Donc, depuis deux ans, l’exécutif cherche à réformer discrètement la CNDP, en contournant la procédure de débat public pour les projets industriels. Autrement dit : 60% des dossiers traités par l’instance aujourd’hui.
Pour être clair, si cette réforme passe, ça voudrait dire qu’un projet de mine, de forage pétrolier ou d’industrie chimique pourrait s’installer près de chez vous sans que vous n’en soyez informé.
Et où en est ce projet de réforme ?
Il traîne depuis deux ans. Il était présent – avant de disparaître – dans la loi «industries vertes», promulguée en 2023, qui visait à accélérer la réindustrialisation du pays.
Puis, l’idée a atterri sur le bureau des premiers ministres qui se sont succédé à Matignon : Gabriel Attal, Michel Barnier – ironie du sort, c’est celui-là même qui avait créé la CNDP en 1995 –, et enfin François Bayrou. Ce dernier a bien essayé de la faire passer sous forme de décret, mais ça a été retoqué par le Conseil d’État. Encore raté.

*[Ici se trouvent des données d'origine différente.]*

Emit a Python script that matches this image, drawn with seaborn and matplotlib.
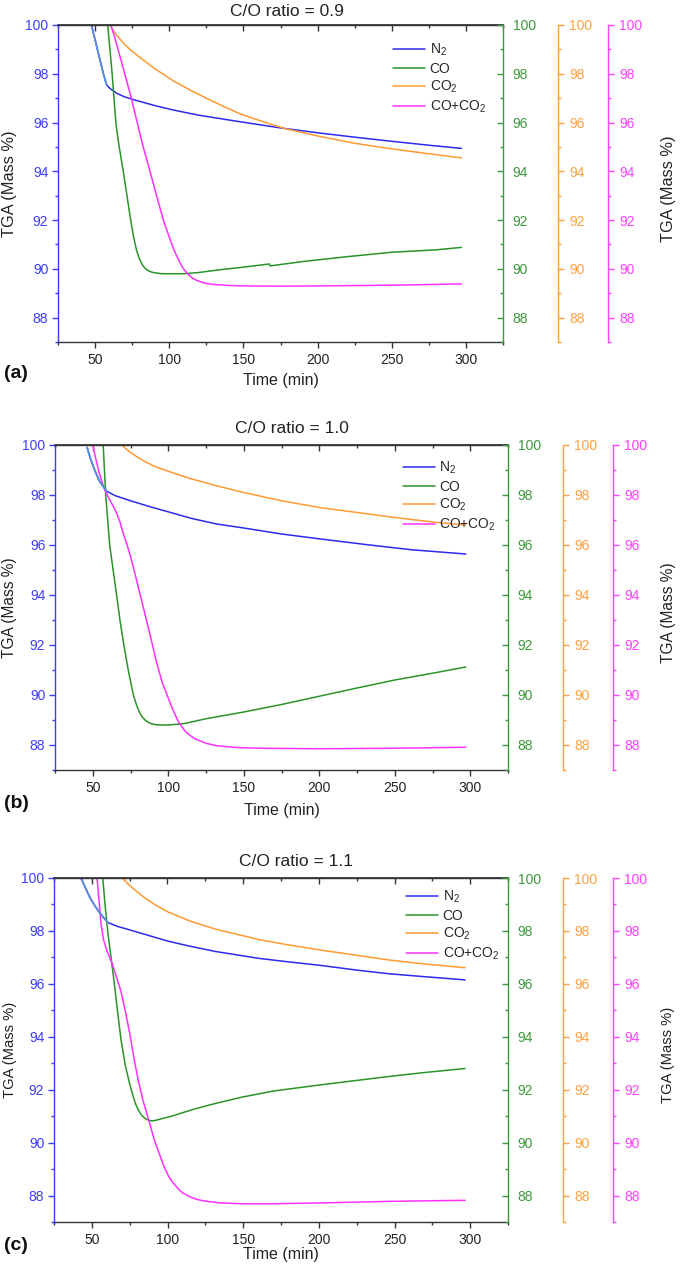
import pandas as pd
import matplotlib
matplotlib.use("Agg")
import matplotlib.pyplot as plt
from matplotlib.ticker import MultipleLocator
import seaborn as sns

gases = ["N$_2$", "CO", "CO$_2$", "CO+CO$_2$"]
titles = ["C/O ratio = 0.9", "C/O ratio = 1.0", "C/O ratio = 1.1"]
tags = ["(a)", "(b)", "(c)"]

# (a) C/O = 0.9
a_n2_t = [47.7, 50, 52.2, 55.5, 57.8, 60, 64.6, 70, 77, 90, 103, 120, 148, 175, 200, 225, 250, 275, 297]
a_n2 = [99.96, 99.4, 98.84, 98.02, 97.54, 97.4, 97.2, 97.05, 96.92, 96.7, 96.51, 96.3, 96.03, 95.78, 95.58, 95.4, 95.23, 95.07, 94.94]
a_co_t = [58.5, 60, 61.5, 63, 64, 66, 69, 71.5, 74, 76, 78, 80, 82, 84, 86, 88, 90, 95, 100, 110, 120, 135, 150, 167.5, 168, 190, 220, 250, 280, 297]
a_co = [100, 99.0, 98, 96.8, 96, 95.1, 94, 93, 92, 91.3, 90.75, 90.4, 90.15, 90.0, 89.92, 89.87, 89.84, 89.8, 89.8, 89.8, 89.85, 89.97, 90.07, 90.2, 90.12, 90.3, 90.5, 90.68, 90.78, 90.88]
a_co2_t = [60, 62, 65, 70, 75, 80, 90, 103, 115, 125, 137, 148, 165, 178, 200, 225, 250, 275, 297]
a_co2 = [100, 99.8, 99.55, 99.2, 98.92, 98.68, 98.22, 97.7, 97.3, 97.0, 96.65, 96.35, 96.0, 95.75, 95.45, 95.15, 94.92, 94.72, 94.55]
a_mix_t = [60.6, 63, 65, 70, 74, 78, 82, 87, 91, 96, 100, 103, 106, 109, 112, 115, 118, 122, 126, 130, 140, 150, 175, 200, 250, 297]
a_mix = [100, 99.55, 99.1, 98.0, 97.1, 96.1, 95.1, 94.0, 93.1, 92.0, 91.3, 90.8, 90.4, 90.05, 89.82, 89.65, 89.54, 89.45, 89.39, 89.36, 89.32, 89.3, 89.29, 89.3, 89.33, 89.38]

# (b) C/O = 1.0
b_n2_t = [46.3, 48.5, 50.6, 54.3, 59.2, 65, 75, 88, 101, 115, 132, 150, 175, 201, 232, 261, 297]
b_n2 = [99.9, 99.45, 99.1, 98.57, 98.15, 97.97, 97.77, 97.53, 97.31, 97.07, 96.84, 96.68, 96.44, 96.24, 96.01, 95.81, 95.64]
b_co_t = [56.9, 58.6, 61.2, 63.5, 65.8, 68, 70.6, 73.5, 76.9, 79, 81, 83, 85, 87, 89, 92, 96, 100, 110, 125, 150, 175, 200, 225, 250, 275, 297]
b_co = [100, 98, 96, 95, 94, 93, 92, 91, 90, 89.6, 89.3, 89.1, 88.98, 88.9, 88.85, 88.81, 88.8, 88.8, 88.85, 89.05, 89.32, 89.62, 89.95, 90.28, 90.6, 90.87, 91.12]
b_co2_t = [69.2, 72, 75, 80, 85, 92, 100, 115, 132, 150, 175, 200, 225, 250, 275, 297]
b_co2 = [100, 99.85, 99.7, 99.5, 99.32, 99.12, 98.95, 98.65, 98.37, 98.1, 97.77, 97.5, 97.3, 97.1, 96.92, 96.8]
b_mix_t = [50, 52, 54, 56, 58, 60, 62, 64, 66.3, 68, 70, 72.5, 75, 79, 83.5, 88, 92, 96, 100.7, 103, 105, 107, 109.3, 111.5, 114, 118, 125, 132, 145, 161, 200, 250, 297]
b_mix = [100, 99.45, 98.95, 98.55, 98.2, 97.95, 97.72, 97.5, 97.2, 96.92, 96.5, 96.05, 95.55, 94.6, 93.5, 92.4, 91.37, 90.5, 89.77, 89.42, 89.15, 88.9, 88.71, 88.53, 88.4, 88.24, 88.07, 87.97, 87.9, 87.87, 87.85, 87.87, 87.91]

# (c) C/O = 1.1
c_n2_t = [42.8, 46, 49.1, 52, 54.9, 57.8, 60.6, 67, 75, 88, 100.6, 115, 132, 160.7, 180, 200.7, 225, 246.5, 270, 296.6]
c_n2 = [100, 99.6, 99.22, 98.95, 98.71, 98.5, 98.32, 98.17, 98.04, 97.82, 97.61, 97.42, 97.22, 96.96, 96.83, 96.7, 96.52, 96.38, 96.27, 96.15]
c_co_t = [57.2, 58.8, 60.6, 62.8, 64.9, 67, 69.2, 72, 74.9, 77, 79, 81, 83, 85, 87.8, 90, 92, 96, 103.5, 110, 117.8, 133, 149.3, 170, 200.7, 225, 246.5, 270, 296.6]
c_co = [100, 98.95, 97.93, 96.95, 95.99, 94.95, 93.92, 92.95, 92.24, 91.8, 91.45, 91.2, 91.03, 90.92, 90.84, 90.82, 90.84, 90.9, 91.01, 91.13, 91.27, 91.5, 91.72, 91.95, 92.18, 92.35, 92.5, 92.65, 92.8]
c_co2_t = [70, 75, 80, 85, 92, 100.6, 115, 132.1, 160.7, 180, 200.7, 225, 246.5, 270, 296.6]
c_co2 = [100, 99.72, 99.47, 99.25, 98.98, 98.71, 98.37, 98.06, 97.67, 97.47, 97.28, 97.08, 96.9, 96.75, 96.61]
c_mix_t = [53.4, 54.2, 55, 56, 57.7, 60, 63.4, 66, 69.2, 72, 74.9, 77.5, 80.6, 84, 87.8, 91, 94.9, 98, 101, 103.5, 106, 108, 110, 112.1, 115, 118, 122, 126.4, 135, 149.3, 170, 200.7, 246.5, 296.6]
c_mix = [100, 99.5, 99.0, 98.3, 97.67, 97.25, 96.77, 96.3, 95.73, 95.0, 94.18, 93.3, 92.37, 91.55, 90.82, 90.15, 89.53, 89.05, 88.7, 88.49, 88.33, 88.2, 88.1, 88.04, 87.95, 87.88, 87.82, 87.78, 87.72, 87.69, 87.69, 87.72, 87.78, 87.82]

# start of N2 trace is drawn in a paler blue up to this time (min)
n2_pale_end = [57.8, 59.2, 60.6]


def make_frame(series):
    parts = [pd.DataFrame({"Time": t, "TGA": v, "Gas": g}) for g, (t, v) in zip(gases, series)]
    return pd.concat(parts, ignore_index=True)


panels = [
    make_frame([(a_n2_t, a_n2), (a_co_t, a_co), (a_co2_t, a_co2), (a_mix_t, a_mix)]),
    make_frame([(b_n2_t, b_n2), (b_co_t, b_co), (b_co2_t, b_co2), (b_mix_t, b_mix)]),
    make_frame([(c_n2_t, c_n2), (c_co_t, c_co), (c_co2_t, c_co2), (c_mix_t, c_mix)]),
]

sns.set_theme(style="ticks")
plt.rcParams["font.family"] = ["Liberation Sans", "DejaVu Sans"]
plt.rcParams["mathtext.default"] = "regular"

line_cols = ["#2b2bf0", "#2a942a", "#ff9a30", "#ff30ff"]
axis_cols = ["#3c3cff", "#3a9a3a", "#ffa040", "#ff40ff"]
pale_blue = "#5a8ed8"
dark = "#333333"
palette = dict(zip(gases, line_cols))

W, H = 685, 1265
boxes = [(58, 503, 25, 342), (55, 508, 445, 770), (54, 508, 878, 1222)]
title_xy = [(287, 11), (292, 428), (296, 862)]
xlabel_y = [381, 810, 1254]
tag_y = [373, 803, 1246]
ylab_size = [11.8, 11.2, 10.6]
legend_anchor = [(0.975, 0.965), (0.985, 0.972), (0.993, 0.985)]

fig = plt.figure(figsize=(W / 100, H / 100), dpi=100)

for i, df in enumerate(panels):
    l, r, t, b = boxes[i]
    wpx = r - l
    ax = fig.add_axes([l / W, 1 - b / H, wpx / W, (b - t) / H])
    sns.lineplot(data=df, x="Time", y="TGA", hue="Gas", palette=palette,
                 estimator=None, sort=False, linewidth=1.1, ax=ax)
    pale = df[(df["Gas"] == gases[0]) & (df["Time"] <= n2_pale_end[i])]
    sns.lineplot(data=pale, x="Time", y="TGA", color=pale_blue, estimator=None,
                 sort=False, linewidth=1.3, legend=False, ax=ax)

    ax.set_xlim(25, 325)
    ax.set_ylim(87, 100)
    ax.xaxis.set_major_locator(MultipleLocator(50))
    ax.xaxis.set_minor_locator(MultipleLocator(25))
    ax.yaxis.set_major_locator(MultipleLocator(2))
    ax.yaxis.set_minor_locator(MultipleLocator(1))
    ax.set_xlabel("")
    ax.set_ylabel("")

    ax.spines["right"].set_visible(False)
    ax.spines["left"].set_color(axis_cols[0])
    for s in ["top", "bottom"]:
        ax.spines[s].set_color(dark)
    for s in ax.spines.values():
        s.set_linewidth(1.0)
    ax.tick_params(axis="x", which="both", direction="out", bottom=True, top=False,
                   colors=dark, labelcolor="#222222", labelsize=10, pad=4)
    ax.tick_params(axis="y", which="both", direction="out", left=True, right=False,
                   colors=axis_cols[0], labelsize=10, pad=3)
    ax.tick_params(which="major", length=4, width=1.0)
    ax.tick_params(which="minor", length=2.5, width=1.0)

    top = ax.secondary_xaxis("top")
    top.xaxis.set_major_locator(MultipleLocator(50))
    top.xaxis.set_minor_locator(MultipleLocator(25))
    top.tick_params(which="both", direction="in", labeltop=False, colors=dark, width=1.0)
    top.tick_params(which="major", length=4)
    top.tick_params(which="minor", length=2.5)
    top.spines["top"].set_color(dark)

    for col, off, direc, pad in [(axis_cols[1], 0, "in", 7), (axis_cols[2], 55, "out", 4),
                                 (axis_cols[3], 105, "out", 4)]:
        tw = ax.twinx()
        tw.set_ylim(87, 100)
        tw.yaxis.set_major_locator(MultipleLocator(2))
        tw.yaxis.set_minor_locator(MultipleLocator(1))
        for s in ["left", "top", "bottom"]:
            tw.spines[s].set_visible(False)
        tw.spines["right"].set_position(("axes", 1 + off / wpx))
        tw.spines["right"].set_color(col)
        tw.spines["right"].set_linewidth(1.0)
        tw.tick_params(axis="y", which="both", colors=col, direction=direc, pad=pad,
                       labelsize=10, width=1.0)
        tw.tick_params(which="major", length=4)
        tw.tick_params(which="minor", length=2.5)

    sns.move_legend(ax, "upper right", bbox_to_anchor=legend_anchor[i], frameon=False,
                    title=None, fontsize=10, handlelength=2.3, handletextpad=0.3,
                    labelspacing=0.25, borderaxespad=0)

    fig.text(title_xy[i][0] / W, 1 - title_xy[i][1] / H, titles[i], ha="center",
             va="center", fontsize=12.5, color="#222222")
    fig.text((l + r) / 2 / W, 1 - xlabel_y[i] / H, "Time (min)", ha="center",
             va="center", fontsize=11.5, color="#222222")
    fig.text(4 / W, 1 - tag_y[i] / H, tags[i], ha="left", va="center",
             fontsize=14, fontweight="bold", color="#111111")
    yc = (t + b) / 2
    fig.text(10 / W, 1 - yc / H, "TGA (Mass %)", rotation=90, ha="center",
             va="center", fontsize=ylab_size[i], color="#222222")
    fig.text(668 / W, 1 - (yc + 5) / H, "TGA (Mass %)", rotation=90, ha="center",
             va="center", fontsize=ylab_size[i], color="#222222")

fig.savefig("out.png", dpi=100)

Cette semaine, il est revenu par une nouvelle porte : celle de la loi de simplification de la vie économique, qui est discutée depuis ce 9 avril à l’Assemblée nationale. Un projet de loi fourre-tout qui multiplie les reculs sur l’environnement, et donc, attaque la CNDP.
Des macronistes à l’extrême droite, en passant par Les Républicains, chacun y est allé de son petit amendement pour réduire drastiquement le périmètre d’action du débat public, voire carrément supprimer la CNDP.
On vous l’a dit : la démocratie, c’est pénible.
Une pétition pour défendre la CNDP, lancée le 30 mars par France nature environnement et le Réseau action climat, a déjà recueilli près de 30 000 signatures.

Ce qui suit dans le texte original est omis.